▶ _EXERCISE PROMPT_
Quote every line below exactly as it reads.

▶ _SOURCE DATA_
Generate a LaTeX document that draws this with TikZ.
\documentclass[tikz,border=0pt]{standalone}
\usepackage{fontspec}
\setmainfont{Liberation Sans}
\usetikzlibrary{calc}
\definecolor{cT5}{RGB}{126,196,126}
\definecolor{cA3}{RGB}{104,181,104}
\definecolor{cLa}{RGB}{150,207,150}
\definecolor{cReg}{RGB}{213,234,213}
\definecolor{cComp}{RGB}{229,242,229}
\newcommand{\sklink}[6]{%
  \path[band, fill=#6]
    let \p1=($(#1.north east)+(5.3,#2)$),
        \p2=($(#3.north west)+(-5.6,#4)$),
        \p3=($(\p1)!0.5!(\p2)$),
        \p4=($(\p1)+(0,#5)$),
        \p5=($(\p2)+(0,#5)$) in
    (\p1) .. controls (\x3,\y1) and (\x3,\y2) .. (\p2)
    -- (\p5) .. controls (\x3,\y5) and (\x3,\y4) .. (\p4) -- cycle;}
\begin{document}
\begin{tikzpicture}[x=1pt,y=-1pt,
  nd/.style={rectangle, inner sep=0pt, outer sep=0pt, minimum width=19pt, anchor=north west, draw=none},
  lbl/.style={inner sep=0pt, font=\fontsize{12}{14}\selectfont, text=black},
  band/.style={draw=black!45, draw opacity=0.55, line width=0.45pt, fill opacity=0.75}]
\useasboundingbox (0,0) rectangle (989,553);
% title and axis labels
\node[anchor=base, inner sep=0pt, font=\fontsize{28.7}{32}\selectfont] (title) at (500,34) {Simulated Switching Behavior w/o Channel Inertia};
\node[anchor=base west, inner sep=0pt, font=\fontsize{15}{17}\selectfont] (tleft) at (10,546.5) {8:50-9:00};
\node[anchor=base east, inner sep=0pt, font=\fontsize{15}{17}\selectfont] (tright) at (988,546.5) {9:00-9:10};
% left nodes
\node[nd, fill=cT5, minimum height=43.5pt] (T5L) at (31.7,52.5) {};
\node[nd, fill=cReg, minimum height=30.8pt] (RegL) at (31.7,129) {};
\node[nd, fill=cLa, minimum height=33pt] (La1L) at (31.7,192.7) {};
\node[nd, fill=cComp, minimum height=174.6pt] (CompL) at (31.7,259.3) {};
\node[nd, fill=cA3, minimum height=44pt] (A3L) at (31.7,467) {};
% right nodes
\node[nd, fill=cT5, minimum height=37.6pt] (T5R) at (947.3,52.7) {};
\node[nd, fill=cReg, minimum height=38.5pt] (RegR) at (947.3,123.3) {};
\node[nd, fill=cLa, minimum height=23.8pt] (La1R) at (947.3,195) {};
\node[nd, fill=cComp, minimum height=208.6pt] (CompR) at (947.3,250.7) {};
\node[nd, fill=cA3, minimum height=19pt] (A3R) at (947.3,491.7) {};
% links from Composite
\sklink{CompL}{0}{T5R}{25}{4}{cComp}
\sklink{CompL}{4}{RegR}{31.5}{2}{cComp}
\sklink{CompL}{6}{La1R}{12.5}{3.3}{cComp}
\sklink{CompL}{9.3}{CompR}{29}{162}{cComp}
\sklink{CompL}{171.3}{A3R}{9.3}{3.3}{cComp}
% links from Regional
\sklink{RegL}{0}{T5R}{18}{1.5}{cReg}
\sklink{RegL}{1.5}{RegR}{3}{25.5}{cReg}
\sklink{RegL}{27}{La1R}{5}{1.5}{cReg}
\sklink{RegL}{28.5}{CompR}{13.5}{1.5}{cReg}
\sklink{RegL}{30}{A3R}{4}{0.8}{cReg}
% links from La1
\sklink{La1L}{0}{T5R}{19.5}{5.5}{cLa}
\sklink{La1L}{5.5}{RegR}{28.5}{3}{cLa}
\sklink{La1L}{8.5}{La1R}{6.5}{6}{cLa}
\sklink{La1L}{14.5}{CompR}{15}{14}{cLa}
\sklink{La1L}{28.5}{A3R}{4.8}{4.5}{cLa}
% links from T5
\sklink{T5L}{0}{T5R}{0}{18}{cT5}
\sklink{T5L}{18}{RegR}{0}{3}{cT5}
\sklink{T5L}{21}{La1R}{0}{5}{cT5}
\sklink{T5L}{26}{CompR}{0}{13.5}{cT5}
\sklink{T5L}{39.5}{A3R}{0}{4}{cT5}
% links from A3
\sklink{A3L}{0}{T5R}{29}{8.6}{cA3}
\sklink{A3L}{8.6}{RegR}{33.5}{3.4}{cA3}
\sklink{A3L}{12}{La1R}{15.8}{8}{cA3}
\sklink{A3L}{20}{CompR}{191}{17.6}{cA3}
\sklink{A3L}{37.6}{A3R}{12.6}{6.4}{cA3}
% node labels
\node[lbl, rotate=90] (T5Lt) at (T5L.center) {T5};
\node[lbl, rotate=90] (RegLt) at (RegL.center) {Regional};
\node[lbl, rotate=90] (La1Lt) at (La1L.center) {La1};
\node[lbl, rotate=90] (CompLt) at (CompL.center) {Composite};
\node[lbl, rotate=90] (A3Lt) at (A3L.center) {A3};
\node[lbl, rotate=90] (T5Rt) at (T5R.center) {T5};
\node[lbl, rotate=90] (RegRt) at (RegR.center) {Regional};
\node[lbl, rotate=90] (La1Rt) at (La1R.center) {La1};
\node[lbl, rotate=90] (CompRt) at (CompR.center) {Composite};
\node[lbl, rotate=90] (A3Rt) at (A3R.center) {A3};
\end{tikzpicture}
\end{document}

▶ _ANSWER TO THIS TASK_
Generate a LaTeX document that draws this with TikZ.
\documentclass[tikz,border=0pt]{standalone}
\usepackage{fontspec}
\setmainfont{Liberation Sans}
\usetikzlibrary{calc}
\definecolor{cT5}{RGB}{126,196,126}
\definecolor{cA3}{RGB}{104,181,104}
\definecolor{cLa}{RGB}{150,207,150}
\definecolor{cReg}{RGB}{213,234,213}
\definecolor{cComp}{RGB}{229,242,229}
\newcommand{\sklink}[6]{%
  \path[band, fill=#6]
    let \p1=($(#1.north east)+(5.3,#2)$),
        \p2=($(#3.north west)+(-5.6,#4)$),
        \p3=($(\p1)!0.5!(\p2)$),
        \p4=($(\p1)+(0,#5)$),
        \p5=($(\p2)+(0,#5)$) in
    (\p1) .. controls (\x3,\y1) and (\x3,\y2) .. (\p2)
    -- (\p5) .. controls (\x3,\y5) and (\x3,\y4) .. (\p4) -- cycle;}
\begin{document}
\begin{tikzpicture}[x=1pt,y=-1pt,
  nd/.style={rectangle, inner sep=0pt, outer sep=0pt, minimum width=19pt, anchor=north west, draw=none},
  lbl/.style={inner sep=0pt, font=\fontsize{12}{14}\selectfont, text=black},
  band/.style={draw=black!45, draw opacity=0.55, line width=0.45pt, fill opacity=0.75}]
\useasboundingbox (0,0) rectangle (989,553);
% title and axis labels
\node[anchor=base, inner sep=0pt, font=\fontsize{28.7}{32}\selectfont] (title) at (500,34) {Simulated Switching Behavior w/o Channel Inertia};
\node[anchor=base west, inner sep=0pt, font=\fontsize{15}{17}\selectfont] (tleft) at (10,546.5) {8:50-9:00};
\node[anchor=base east, inner sep=0pt, font=\fontsize{15}{17}\selectfont] (tright) at (988,546.5) {9:00-9:10};
% left nodes
\node[nd, fill=cT5, minimum height=43.5pt] (T5L) at (31.7,52.5) {};
\node[nd, fill=cReg, minimum height=30.8pt] (RegL) at (31.7,129) {};
\node[nd, fill=cLa, minimum height=33pt] (La1L) at (31.7,192.7) {};
\node[nd, fill=cComp, minimum height=174.6pt] (CompL) at (31.7,259.3) {};
\node[nd, fill=cA3, minimum height=44pt] (A3L) at (31.7,467) {};
% right nodes
\node[nd, fill=cT5, minimum height=37.6pt] (T5R) at (947.3,52.7) {};
\node[nd, fill=cReg, minimum height=38.5pt] (RegR) at (947.3,123.3) {};
\node[nd, fill=cLa, minimum height=23.8pt] (La1R) at (947.3,195) {};
\node[nd, fill=cComp, minimum height=208.6pt] (CompR) at (947.3,250.7) {};
\node[nd, fill=cA3, minimum height=19pt] (A3R) at (947.3,491.7) {};
% links from Composite
\sklink{CompL}{0}{T5R}{25}{4}{cComp}
\sklink{CompL}{4}{RegR}{31.5}{2}{cComp}
\sklink{CompL}{6}{La1R}{12.5}{3.3}{cComp}
\sklink{CompL}{9.3}{CompR}{29}{162}{cComp}
\sklink{CompL}{171.3}{A3R}{9.3}{3.3}{cComp}
% links from Regional
\sklink{RegL}{0}{T5R}{18}{1.5}{cReg}
\sklink{RegL}{1.5}{RegR}{3}{25.5}{cReg}
\sklink{RegL}{27}{La1R}{5}{1.5}{cReg}
\sklink{RegL}{28.5}{CompR}{13.5}{1.5}{cReg}
\sklink{RegL}{30}{A3R}{4}{0.8}{cReg}
% links from La1
\sklink{La1L}{0}{T5R}{19.5}{5.5}{cLa}
\sklink{La1L}{5.5}{RegR}{28.5}{3}{cLa}
\sklink{La1L}{8.5}{La1R}{6.5}{6}{cLa}
\sklink{La1L}{14.5}{CompR}{15}{14}{cLa}
\sklink{La1L}{28.5}{A3R}{4.8}{4.5}{cLa}
% links from T5
\sklink{T5L}{0}{T5R}{0}{18}{cT5}
\sklink{T5L}{18}{RegR}{0}{3}{cT5}
\sklink{T5L}{21}{La1R}{0}{5}{cT5}
\sklink{T5L}{26}{CompR}{0}{13.5}{cT5}
\sklink{T5L}{39.5}{A3R}{0}{4}{cT5}
% links from A3
\sklink{A3L}{0}{T5R}{29}{8.6}{cA3}
\sklink{A3L}{8.6}{RegR}{33.5}{3.4}{cA3}
\sklink{A3L}{12}{La1R}{15.8}{8}{cA3}
\sklink{A3L}{20}{CompR}{191}{17.6}{cA3}
\sklink{A3L}{37.6}{A3R}{12.6}{6.4}{cA3}
% node labels
\node[lbl, rotate=90] (T5Lt) at (T5L.center) {T5};
\node[lbl, rotate=90] (RegLt) at (RegL.center) {Regional};
\node[lbl, rotate=90] (La1Lt) at (La1L.center) {La1};
\node[lbl, rotate=90] (CompLt) at (CompL.center) {Composite};
\node[lbl, rotate=90] (A3Lt) at (A3L.center) {A3};
\node[lbl, rotate=90] (T5Rt) at (T5R.center) {T5};
\node[lbl, rotate=90] (RegRt) at (RegR.center) {Regional};
\node[lbl, rotate=90] (La1Rt) at (La1R.center) {La1};
\node[lbl, rotate=90] (CompRt) at (CompR.center) {Composite};
\node[lbl, rotate=90] (A3Rt) at (A3R.center) {A3};
\end{tikzpicture}
\end{document}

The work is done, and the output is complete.